Romper el aislamiento actual es un factor decisivo para quienes pretendan retomar la iniciativa que permita recuperar parte de lo perdido en términos reivindicativos. Todo pareciera depender de los niveles que escale la conflictividad social y de la alianza que las organizaciones logren construir con otros sectores. Al momento, la quietud caracteriza a gran parte de la clase trabajadora que logra activarse esporádicamente sin lograr empujar una fuerza constante que referencia la lucha contra las políticas de ajuste. La llamada “clase media”, esa que puede volver a jugar un rol central en las disputas venideras, pareciera estar fuera de juego por el momento, apenas ofuscada ante la caída de su poder adquisitivo. Todo está en veremos. El “veranito” del blanqueo de capitales no es eterno y casi en lo inmediato el gobierno deberá afrontar una dilapidación de dólares producto de esa libre competencia que implica vacaciones más baratas en Brasil que en la Costa Atlántica.

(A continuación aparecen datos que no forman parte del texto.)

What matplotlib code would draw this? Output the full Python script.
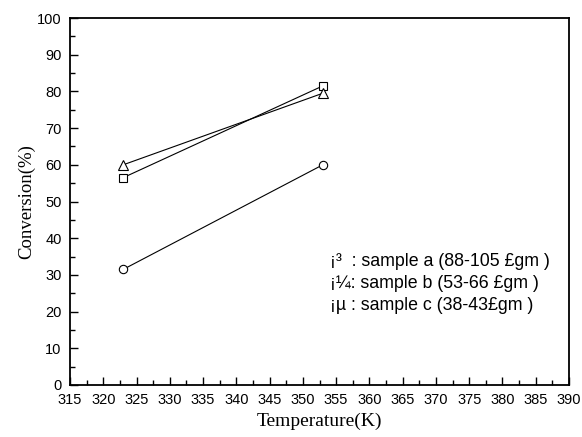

Pasó un año y algunos nos aventuramos a sostener que la moneda sigue en el aire. En el caso de los movimientos, no descubrimos nada si decimos que su suerte está atada a la estabilización y viabilidad del modelo gubernamental. Si no se supera el contexto recesivo y empobrecedor se le hará imposible al Estado cortar esa demanda que surge por abajo y que, desde hace treinta años, los movimientos suelen construir en fuerza organizada y de lucha callejera.